Without the pictures, extract every line from the start of the material to the line containing "-0.189, 0.270, -0.073];", both ends included.
#### DATA SEGMENT
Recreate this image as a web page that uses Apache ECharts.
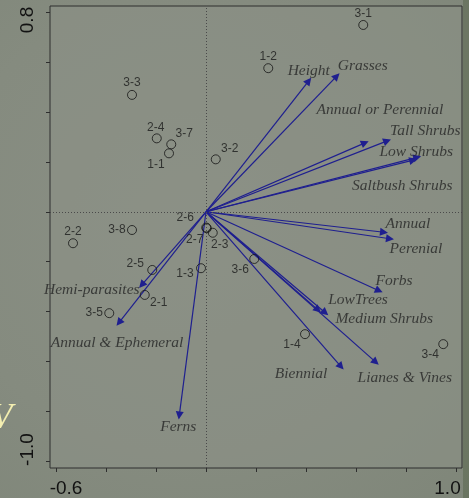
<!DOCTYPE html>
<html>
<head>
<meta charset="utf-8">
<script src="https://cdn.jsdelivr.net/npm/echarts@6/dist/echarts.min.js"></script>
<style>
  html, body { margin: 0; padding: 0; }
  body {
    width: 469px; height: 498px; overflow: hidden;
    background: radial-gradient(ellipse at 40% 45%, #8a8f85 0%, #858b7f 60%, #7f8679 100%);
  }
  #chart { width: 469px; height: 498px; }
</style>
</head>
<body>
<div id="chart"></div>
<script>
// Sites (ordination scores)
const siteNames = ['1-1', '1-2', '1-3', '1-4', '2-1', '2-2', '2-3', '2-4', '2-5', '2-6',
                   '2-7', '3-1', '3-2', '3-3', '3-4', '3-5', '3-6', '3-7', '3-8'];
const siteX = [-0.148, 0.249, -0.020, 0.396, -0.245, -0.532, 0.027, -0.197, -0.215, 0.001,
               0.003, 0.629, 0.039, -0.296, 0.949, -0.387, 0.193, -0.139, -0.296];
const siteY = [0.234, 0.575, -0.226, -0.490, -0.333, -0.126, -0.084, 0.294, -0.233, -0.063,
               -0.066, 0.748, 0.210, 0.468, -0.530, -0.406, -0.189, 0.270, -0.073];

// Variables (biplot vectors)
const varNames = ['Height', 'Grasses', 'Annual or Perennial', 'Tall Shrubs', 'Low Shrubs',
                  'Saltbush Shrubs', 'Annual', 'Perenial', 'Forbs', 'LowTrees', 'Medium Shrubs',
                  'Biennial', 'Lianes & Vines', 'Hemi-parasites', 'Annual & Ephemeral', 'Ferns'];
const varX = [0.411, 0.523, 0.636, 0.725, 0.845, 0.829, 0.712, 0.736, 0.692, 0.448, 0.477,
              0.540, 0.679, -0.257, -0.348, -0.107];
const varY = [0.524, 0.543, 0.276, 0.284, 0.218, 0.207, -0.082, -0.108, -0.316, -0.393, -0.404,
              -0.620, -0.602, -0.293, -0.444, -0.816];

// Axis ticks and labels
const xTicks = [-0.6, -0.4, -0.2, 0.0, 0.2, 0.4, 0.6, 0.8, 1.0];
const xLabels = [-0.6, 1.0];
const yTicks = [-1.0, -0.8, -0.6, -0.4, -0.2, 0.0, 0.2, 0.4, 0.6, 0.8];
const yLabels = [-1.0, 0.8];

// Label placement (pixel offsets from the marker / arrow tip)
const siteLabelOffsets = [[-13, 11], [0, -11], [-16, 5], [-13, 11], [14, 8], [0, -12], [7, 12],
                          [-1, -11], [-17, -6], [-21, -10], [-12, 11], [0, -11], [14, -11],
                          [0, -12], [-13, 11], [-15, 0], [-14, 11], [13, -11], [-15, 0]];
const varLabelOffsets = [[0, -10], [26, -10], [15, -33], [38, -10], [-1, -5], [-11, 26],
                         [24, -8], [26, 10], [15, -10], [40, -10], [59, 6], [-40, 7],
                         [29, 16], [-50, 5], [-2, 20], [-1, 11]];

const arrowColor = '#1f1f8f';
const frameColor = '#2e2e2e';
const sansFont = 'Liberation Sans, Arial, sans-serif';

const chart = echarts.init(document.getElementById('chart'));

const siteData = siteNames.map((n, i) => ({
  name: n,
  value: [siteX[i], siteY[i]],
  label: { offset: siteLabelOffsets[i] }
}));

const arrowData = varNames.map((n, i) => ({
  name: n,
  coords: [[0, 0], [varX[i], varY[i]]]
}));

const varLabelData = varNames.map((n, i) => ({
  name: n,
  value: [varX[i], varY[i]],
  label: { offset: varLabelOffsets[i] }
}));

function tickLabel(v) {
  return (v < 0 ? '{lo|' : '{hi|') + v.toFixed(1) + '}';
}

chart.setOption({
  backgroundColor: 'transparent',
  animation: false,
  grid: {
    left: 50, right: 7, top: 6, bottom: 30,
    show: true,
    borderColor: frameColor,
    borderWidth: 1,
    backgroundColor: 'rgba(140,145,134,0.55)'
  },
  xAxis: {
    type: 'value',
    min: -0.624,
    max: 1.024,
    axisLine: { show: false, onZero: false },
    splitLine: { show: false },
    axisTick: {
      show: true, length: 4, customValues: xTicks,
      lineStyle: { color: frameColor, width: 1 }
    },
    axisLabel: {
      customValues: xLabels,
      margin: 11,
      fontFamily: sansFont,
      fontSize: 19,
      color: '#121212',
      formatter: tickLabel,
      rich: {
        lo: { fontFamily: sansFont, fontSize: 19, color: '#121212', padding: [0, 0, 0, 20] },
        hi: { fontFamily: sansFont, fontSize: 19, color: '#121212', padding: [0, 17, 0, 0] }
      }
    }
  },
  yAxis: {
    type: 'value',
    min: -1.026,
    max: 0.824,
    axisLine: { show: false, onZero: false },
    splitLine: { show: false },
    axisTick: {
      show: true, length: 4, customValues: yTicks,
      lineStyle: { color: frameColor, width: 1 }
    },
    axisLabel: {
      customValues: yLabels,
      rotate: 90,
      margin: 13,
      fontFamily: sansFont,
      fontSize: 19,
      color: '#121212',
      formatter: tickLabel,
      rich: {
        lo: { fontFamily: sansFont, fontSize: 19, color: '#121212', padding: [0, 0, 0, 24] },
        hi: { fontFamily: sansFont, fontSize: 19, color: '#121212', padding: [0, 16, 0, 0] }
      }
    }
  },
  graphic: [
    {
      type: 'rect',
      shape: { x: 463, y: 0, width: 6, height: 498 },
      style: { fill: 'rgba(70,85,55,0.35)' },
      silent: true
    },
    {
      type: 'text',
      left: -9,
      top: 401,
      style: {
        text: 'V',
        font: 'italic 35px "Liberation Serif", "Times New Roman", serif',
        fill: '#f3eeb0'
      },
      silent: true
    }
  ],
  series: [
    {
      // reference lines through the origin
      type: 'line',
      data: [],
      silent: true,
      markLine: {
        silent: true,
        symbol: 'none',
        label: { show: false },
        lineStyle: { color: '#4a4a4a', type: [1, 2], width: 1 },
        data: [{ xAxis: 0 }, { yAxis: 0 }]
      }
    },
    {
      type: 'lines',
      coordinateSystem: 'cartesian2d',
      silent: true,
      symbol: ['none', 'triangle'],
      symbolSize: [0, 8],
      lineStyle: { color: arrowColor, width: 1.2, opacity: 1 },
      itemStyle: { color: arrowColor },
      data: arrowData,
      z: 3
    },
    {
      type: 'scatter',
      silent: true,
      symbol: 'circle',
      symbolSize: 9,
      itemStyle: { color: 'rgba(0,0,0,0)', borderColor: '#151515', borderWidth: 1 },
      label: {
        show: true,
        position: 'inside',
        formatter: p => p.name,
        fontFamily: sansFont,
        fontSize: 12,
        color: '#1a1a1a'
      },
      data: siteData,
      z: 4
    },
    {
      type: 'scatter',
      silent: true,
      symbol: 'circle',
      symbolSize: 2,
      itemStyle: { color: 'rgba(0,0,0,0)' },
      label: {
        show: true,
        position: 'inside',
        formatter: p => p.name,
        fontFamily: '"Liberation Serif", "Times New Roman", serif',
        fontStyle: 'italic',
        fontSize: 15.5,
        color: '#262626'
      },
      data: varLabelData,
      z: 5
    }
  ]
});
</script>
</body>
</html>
########
* **COMPLETE RESPONSE**:
Recreate this image as a web page that uses Apache ECharts.
<!DOCTYPE html>
<html>
<head>
<meta charset="utf-8">
<script src="https://cdn.jsdelivr.net/npm/echarts@6/dist/echarts.min.js"></script>
<style>
  html, body { margin: 0; padding: 0; }
  body {
    width: 469px; height: 498px; overflow: hidden;
    background: radial-gradient(ellipse at 40% 45%, #8a8f85 0%, #858b7f 60%, #7f8679 100%);
  }
  #chart { width: 469px; height: 498px; }
</style>
</head>
<body>
<div id="chart"></div>
<script>
// Sites (ordination scores)
const siteNames = ['1-1', '1-2', '1-3', '1-4', '2-1', '2-2', '2-3', '2-4', '2-5', '2-6',
                   '2-7', '3-1', '3-2', '3-3', '3-4', '3-5', '3-6', '3-7', '3-8'];
const siteX = [-0.148, 0.249, -0.020, 0.396, -0.245, -0.532, 0.027, -0.197, -0.215, 0.001,
               0.003, 0.629, 0.039, -0.296, 0.949, -0.387, 0.193, -0.139, -0.296];
const siteY = [0.234, 0.575, -0.226, -0.490, -0.333, -0.126, -0.084, 0.294, -0.233, -0.063,
               -0.066, 0.748, 0.210, 0.468, -0.530, -0.406, -0.189, 0.270, -0.073];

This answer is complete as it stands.